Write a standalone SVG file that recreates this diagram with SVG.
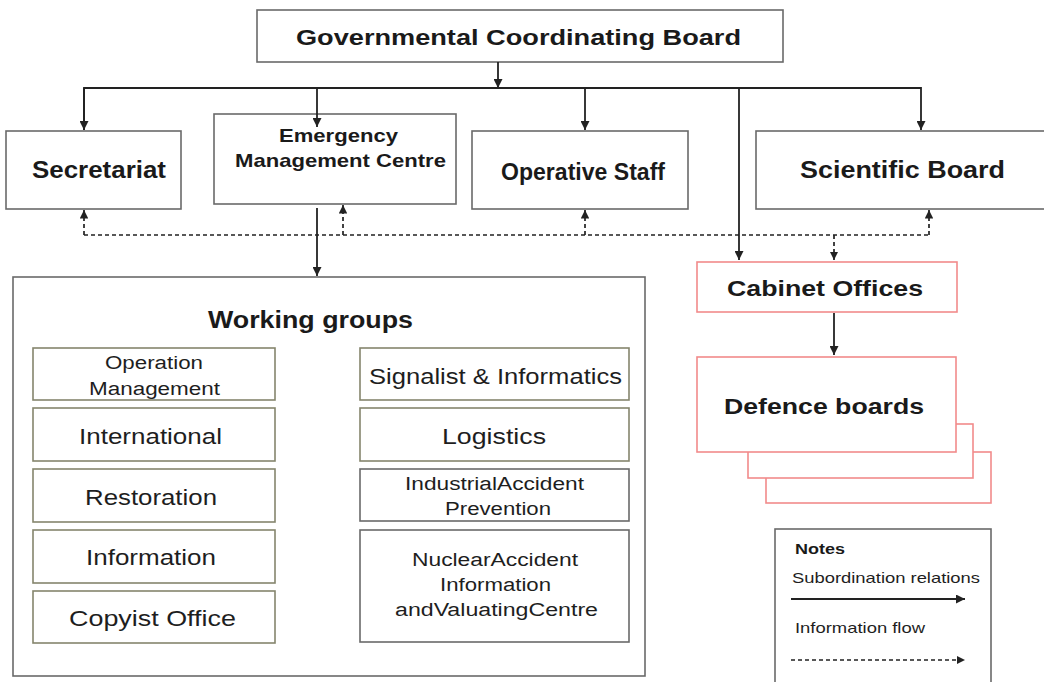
...
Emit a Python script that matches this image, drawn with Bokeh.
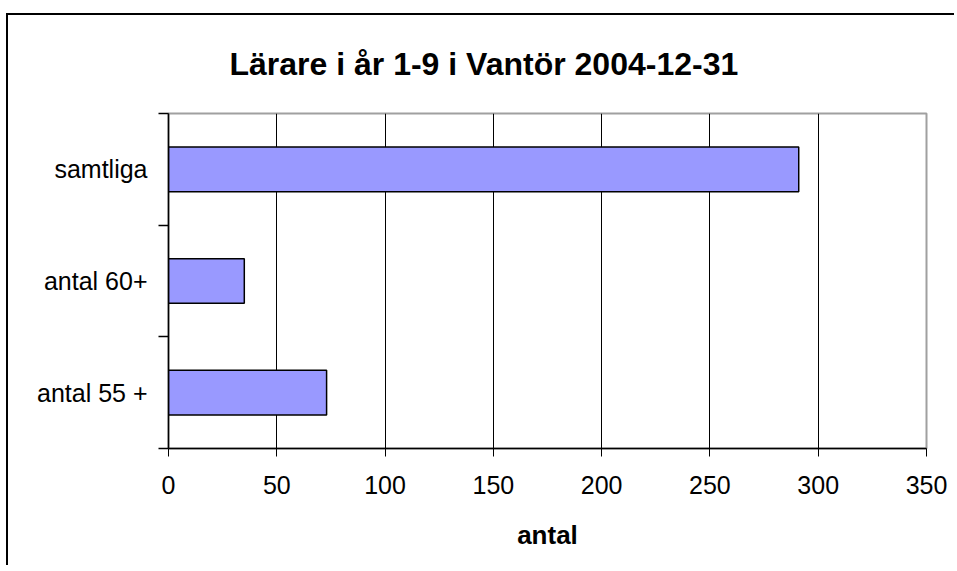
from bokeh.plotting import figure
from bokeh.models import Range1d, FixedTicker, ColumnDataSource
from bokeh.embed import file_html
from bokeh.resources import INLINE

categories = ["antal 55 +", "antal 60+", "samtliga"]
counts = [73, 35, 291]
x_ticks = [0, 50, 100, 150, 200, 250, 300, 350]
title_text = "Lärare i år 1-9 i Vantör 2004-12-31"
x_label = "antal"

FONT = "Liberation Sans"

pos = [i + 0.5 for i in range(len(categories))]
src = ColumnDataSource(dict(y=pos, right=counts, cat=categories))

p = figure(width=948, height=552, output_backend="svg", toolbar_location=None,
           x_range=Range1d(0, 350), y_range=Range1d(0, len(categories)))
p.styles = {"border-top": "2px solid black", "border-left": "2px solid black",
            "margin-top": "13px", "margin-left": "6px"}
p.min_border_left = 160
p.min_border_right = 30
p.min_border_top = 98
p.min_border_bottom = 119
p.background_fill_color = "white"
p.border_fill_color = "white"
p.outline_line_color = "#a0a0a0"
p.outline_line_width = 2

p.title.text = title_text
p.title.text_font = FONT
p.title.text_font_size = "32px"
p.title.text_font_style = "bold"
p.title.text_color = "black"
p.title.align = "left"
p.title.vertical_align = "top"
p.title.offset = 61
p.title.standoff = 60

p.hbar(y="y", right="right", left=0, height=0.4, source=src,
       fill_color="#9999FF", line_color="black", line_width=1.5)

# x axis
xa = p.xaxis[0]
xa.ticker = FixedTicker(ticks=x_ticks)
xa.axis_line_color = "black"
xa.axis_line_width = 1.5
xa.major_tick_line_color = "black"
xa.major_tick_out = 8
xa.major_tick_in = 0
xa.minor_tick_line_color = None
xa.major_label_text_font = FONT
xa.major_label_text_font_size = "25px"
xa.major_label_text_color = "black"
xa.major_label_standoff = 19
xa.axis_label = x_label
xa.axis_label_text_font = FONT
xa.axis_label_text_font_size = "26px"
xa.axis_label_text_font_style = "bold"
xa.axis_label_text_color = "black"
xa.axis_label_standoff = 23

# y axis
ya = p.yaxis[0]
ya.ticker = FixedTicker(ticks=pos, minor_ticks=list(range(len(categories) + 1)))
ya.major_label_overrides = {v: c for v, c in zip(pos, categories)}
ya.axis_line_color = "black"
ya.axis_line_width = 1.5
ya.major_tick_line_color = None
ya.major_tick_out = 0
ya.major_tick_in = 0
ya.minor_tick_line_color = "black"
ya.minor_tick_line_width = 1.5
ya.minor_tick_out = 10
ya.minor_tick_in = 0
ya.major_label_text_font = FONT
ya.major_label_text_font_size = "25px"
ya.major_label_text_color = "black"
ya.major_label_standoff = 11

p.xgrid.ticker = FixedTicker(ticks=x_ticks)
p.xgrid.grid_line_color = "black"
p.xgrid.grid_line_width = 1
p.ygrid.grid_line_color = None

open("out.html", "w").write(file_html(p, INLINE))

▶ [EXERCISE GOAL]
Search the listing for the word "this" and return each line that holds it.

▶ [OUTPUT]
Write a standalone SVG file that recreates this diagram with SVG.
Emit a Python script that matches this image, drawn with Bokeh.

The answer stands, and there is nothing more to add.